Estacado has been named a persistently low-performing school by the United States Department of Education. The school began a Campus Improvement Plan in 2010 with three goals: increasing the daily attendance of the students, meeting state and national educational standards, and better preparing students for college.

==Extracurricular activities==

Estacado High School offers various extracurricular activities including cheerleading, athletics, National Honor Society, United States Academic Decathlon, Fellowship of Christian Athletes, and Junior Reserve Officers' Training Corps.

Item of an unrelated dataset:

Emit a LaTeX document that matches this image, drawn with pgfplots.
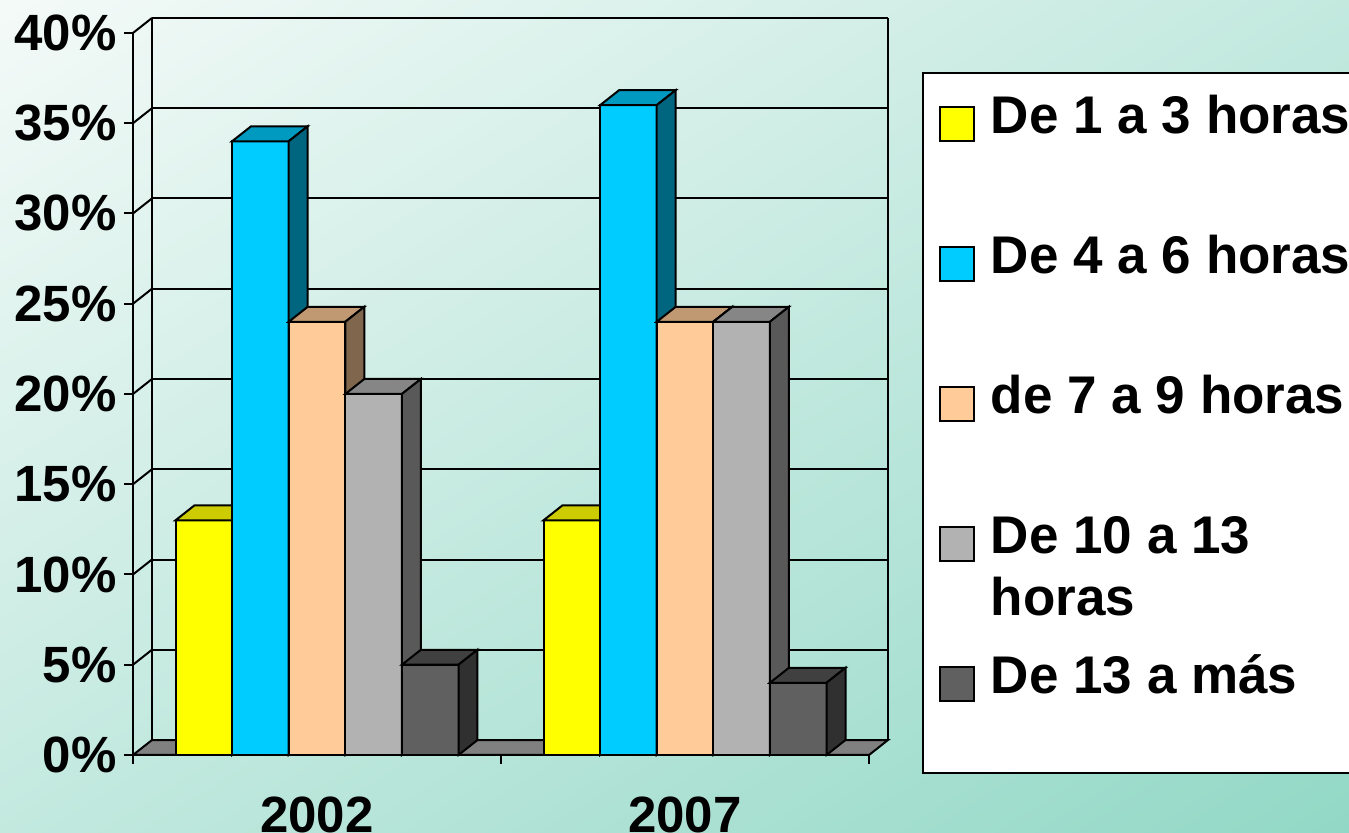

The school's Academic Decathlon team made it to the state competition every year from 1997 to 2012. In 2009, Estacado was one of three high schools in the city to start a women's wrestling team.

==Jerry Gray Go Center==

In 2008, the Texas Higher Education Coordinating Board awarded the school a $99,000 grant, along with South Plains College and Texas Tech University, to encourage Estacado High students to go to college. Part of this money was used to create the Estacado High School Jerry Gray Go Center. Jerry Gray is an Estacado alumni and the current defensive back coach of the Minnesota Vikings. The Jerry Gray Foundation now works with Texas Tech University to provide "matching corporate scholarships" to graduating Estacado students planning to attend Texas Tech. The foundation’s mission is to "motivate and empower young men and women with knowledge, financial resources, and the tools needed for achieving a higher education and for being successful in life." It provides guidance to students in different college-related areas including taking standardized testing, applying to schools, and completing financial aid paperwork.